Knowing What To Feed Pygmy Goats
When considering what to feed pygmy goats one must take into account the age of the goat. Young pygmy goats have a digestive system that acts as a human or dogs stomach.
What the young pygmy goat eats will go through into the abomasum where the stomach will then digest the milk. As the goat matures and begins to eat hay, the rumen begins to develop.
Goats are one of the animals that have a rumen system. A rumen system consists of a stomach with four compartments. These are the reticulum, the omasum, the rumen and the abomasum.
It’s like having a fermentation vat where the microorganisms work on the foods that are eaten. AS a goat eats roughage like hay or other pasture plants, they add saliva to these foods and the swallow the saliva.
Some time later they will regurgitate (burp) it back up and chew it up more completely. Goats are great at this and will make ideal use of such pasture plants and hay.
Most goat owners prefer legume hay over grass hay as the alfalfa and the clover hay provide the goats body with more protein than that of other hay’s.
As the goat ages, they will begin to use more of the roughages in their diet. They will be able to do this more effectively than a young goat can.
Goats are perfectly content to graze and browse around the pasture foraging as they go. There are three basic types of plants that they forage for, grasses, forbs and what is referred to as browse.
These plants are made up of fescue grass, orchard grass and such grasses as bluegrass. Forbs are a broad leaf plant like dandelion or clover or even wild lettuce.
Browse is such things as brush, vines like oak or blackberry, rabbit brush and other similar plants.
For this reason, many cattlemen run their goats in with the cattle. Cattle prefer one type of grass and goats another so it helps them to make good use of their pastures.
Goats also help to prevent other weeds and brush from crowding out the good grasses and brush in the pasture.
In the summertime, goats that aren’t being milked heavily will do well on the pasture.
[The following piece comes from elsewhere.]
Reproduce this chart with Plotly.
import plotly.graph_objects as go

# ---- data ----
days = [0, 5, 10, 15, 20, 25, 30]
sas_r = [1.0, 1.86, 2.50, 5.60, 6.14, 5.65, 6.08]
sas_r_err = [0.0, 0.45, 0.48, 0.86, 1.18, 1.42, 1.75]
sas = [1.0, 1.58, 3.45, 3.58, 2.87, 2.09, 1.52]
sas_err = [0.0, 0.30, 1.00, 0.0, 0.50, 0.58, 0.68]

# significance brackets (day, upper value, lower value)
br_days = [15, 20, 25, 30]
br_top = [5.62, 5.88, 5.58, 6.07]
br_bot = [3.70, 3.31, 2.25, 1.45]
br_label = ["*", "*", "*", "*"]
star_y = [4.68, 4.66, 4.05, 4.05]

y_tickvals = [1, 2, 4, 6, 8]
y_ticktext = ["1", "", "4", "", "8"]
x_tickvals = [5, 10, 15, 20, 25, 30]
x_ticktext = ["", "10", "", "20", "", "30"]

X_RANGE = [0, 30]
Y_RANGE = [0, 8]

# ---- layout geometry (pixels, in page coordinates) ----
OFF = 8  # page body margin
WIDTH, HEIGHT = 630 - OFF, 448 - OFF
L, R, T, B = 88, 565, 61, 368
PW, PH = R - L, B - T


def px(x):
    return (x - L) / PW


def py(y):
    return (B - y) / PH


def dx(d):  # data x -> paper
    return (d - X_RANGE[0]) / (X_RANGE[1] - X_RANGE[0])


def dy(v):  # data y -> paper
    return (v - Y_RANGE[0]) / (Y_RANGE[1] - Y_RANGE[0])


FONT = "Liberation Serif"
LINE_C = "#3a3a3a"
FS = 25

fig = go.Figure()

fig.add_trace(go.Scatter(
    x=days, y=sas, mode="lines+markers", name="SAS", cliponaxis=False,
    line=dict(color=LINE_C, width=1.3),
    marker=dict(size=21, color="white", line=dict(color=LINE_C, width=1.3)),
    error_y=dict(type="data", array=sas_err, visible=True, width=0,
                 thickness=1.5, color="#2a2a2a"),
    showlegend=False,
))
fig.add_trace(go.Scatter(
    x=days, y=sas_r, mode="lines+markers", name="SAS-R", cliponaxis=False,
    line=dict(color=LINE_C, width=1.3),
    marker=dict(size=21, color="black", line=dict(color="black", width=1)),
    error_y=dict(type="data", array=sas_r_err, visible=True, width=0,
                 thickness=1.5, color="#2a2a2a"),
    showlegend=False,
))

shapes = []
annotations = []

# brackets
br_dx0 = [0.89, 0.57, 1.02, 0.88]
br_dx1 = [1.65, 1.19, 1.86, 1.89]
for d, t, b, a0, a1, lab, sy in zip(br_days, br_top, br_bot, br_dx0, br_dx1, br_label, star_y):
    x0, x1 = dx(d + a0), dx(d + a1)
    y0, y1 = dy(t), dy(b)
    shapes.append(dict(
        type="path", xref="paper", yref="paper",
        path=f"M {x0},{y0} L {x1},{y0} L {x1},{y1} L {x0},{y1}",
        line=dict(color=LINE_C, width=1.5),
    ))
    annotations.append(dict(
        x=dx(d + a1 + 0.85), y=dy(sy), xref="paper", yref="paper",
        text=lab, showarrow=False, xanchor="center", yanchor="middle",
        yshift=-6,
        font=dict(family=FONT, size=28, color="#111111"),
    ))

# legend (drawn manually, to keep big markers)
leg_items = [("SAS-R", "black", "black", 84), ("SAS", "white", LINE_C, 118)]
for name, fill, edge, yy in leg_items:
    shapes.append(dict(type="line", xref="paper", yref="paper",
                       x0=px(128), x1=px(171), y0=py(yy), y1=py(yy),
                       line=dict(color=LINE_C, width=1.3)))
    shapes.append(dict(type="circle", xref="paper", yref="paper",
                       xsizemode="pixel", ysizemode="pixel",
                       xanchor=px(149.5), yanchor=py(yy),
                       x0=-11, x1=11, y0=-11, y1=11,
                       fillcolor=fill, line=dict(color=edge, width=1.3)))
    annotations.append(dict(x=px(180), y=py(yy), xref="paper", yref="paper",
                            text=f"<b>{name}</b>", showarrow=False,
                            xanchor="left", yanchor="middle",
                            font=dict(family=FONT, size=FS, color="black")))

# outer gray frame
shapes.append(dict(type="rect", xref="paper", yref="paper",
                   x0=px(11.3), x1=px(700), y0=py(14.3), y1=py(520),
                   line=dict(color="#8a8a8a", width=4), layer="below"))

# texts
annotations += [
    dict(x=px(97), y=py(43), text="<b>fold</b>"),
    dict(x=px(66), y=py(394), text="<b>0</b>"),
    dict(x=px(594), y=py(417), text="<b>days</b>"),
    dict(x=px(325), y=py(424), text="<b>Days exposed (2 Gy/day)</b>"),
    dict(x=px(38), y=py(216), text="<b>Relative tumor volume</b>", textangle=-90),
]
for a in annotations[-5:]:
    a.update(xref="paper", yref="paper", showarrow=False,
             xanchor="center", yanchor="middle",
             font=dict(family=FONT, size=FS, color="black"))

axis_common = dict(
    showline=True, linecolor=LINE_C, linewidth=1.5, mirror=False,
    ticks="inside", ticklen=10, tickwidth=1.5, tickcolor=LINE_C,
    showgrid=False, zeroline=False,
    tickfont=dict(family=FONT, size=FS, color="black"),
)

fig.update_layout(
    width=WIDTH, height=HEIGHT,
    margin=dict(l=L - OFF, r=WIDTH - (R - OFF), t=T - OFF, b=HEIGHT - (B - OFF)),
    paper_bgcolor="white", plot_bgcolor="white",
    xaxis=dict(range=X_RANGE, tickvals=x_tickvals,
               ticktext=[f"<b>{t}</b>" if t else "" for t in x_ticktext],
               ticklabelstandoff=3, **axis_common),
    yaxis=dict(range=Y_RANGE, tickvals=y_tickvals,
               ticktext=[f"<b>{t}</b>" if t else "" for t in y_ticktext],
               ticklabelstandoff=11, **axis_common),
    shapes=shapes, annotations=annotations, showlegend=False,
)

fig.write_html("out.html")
Younger goats and those who are heavily milked will also require some more high energy foods such as corn, oats, barley and milo.
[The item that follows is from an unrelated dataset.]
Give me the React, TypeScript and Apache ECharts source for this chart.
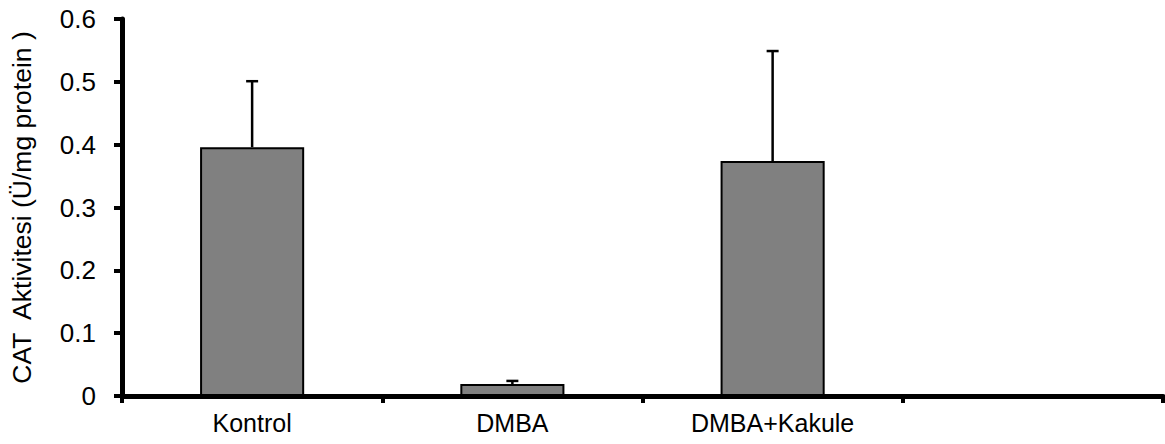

Grains won’t need to be ground as the goat will chew them enough to digest them and then regurgitate them later to complete the process of chewing on them.
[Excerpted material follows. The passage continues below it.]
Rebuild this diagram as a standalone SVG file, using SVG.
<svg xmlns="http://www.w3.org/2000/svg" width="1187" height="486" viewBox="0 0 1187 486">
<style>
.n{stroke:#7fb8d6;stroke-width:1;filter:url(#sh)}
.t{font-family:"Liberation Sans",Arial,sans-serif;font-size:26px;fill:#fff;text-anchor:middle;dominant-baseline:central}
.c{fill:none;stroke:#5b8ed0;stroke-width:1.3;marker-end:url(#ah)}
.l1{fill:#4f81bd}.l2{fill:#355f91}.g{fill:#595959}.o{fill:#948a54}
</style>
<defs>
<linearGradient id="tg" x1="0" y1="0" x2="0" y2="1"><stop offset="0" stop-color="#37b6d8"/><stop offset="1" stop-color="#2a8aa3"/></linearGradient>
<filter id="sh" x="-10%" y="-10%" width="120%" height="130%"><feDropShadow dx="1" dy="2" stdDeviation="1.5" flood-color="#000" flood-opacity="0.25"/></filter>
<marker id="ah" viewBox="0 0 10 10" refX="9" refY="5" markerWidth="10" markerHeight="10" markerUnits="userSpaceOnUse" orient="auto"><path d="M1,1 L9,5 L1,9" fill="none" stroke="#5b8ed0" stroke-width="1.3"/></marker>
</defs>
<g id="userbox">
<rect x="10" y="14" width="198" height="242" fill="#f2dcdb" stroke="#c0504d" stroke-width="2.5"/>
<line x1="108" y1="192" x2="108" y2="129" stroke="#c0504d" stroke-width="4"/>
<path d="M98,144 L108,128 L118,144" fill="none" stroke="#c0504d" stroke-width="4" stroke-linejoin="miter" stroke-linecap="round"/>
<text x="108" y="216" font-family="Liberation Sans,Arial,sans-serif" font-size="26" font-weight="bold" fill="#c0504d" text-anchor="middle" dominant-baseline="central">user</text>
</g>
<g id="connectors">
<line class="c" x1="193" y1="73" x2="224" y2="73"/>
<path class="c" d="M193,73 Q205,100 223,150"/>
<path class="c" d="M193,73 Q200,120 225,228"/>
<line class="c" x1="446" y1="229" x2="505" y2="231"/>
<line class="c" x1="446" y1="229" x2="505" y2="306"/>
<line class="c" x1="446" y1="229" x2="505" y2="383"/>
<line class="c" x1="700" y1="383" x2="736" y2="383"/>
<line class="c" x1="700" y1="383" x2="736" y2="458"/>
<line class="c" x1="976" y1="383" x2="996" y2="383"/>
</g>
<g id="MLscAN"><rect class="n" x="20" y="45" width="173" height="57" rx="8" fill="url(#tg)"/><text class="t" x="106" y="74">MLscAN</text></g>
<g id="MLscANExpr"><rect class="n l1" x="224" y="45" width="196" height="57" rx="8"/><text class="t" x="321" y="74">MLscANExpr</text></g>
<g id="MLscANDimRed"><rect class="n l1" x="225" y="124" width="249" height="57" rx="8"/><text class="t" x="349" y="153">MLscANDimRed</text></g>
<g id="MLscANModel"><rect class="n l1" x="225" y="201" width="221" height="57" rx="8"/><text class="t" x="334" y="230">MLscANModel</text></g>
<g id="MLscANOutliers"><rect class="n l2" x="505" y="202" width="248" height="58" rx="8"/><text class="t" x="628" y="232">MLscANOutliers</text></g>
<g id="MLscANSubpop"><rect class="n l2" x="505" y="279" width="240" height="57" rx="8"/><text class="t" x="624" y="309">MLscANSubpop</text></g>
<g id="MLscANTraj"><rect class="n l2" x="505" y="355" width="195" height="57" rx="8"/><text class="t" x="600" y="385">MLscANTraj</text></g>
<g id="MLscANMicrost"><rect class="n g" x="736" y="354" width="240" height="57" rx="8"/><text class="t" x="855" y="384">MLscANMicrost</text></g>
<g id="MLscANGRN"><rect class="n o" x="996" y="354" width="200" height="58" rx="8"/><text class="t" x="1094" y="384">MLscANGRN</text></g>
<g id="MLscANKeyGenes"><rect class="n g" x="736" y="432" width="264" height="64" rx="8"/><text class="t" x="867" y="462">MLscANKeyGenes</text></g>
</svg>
Rolled grains are often more palatable than that of a ground grain. Rolled grains are far superior to whole grains as younger goats can be started on them and learn to digest them properly.
Goats require plenty of protein and plenty of fresh water to thrive. The protein will provide the required energy, vitamins and the minerals that their body’s require to function properly. Once these needs are met you’ll know what to feed pygmy goats.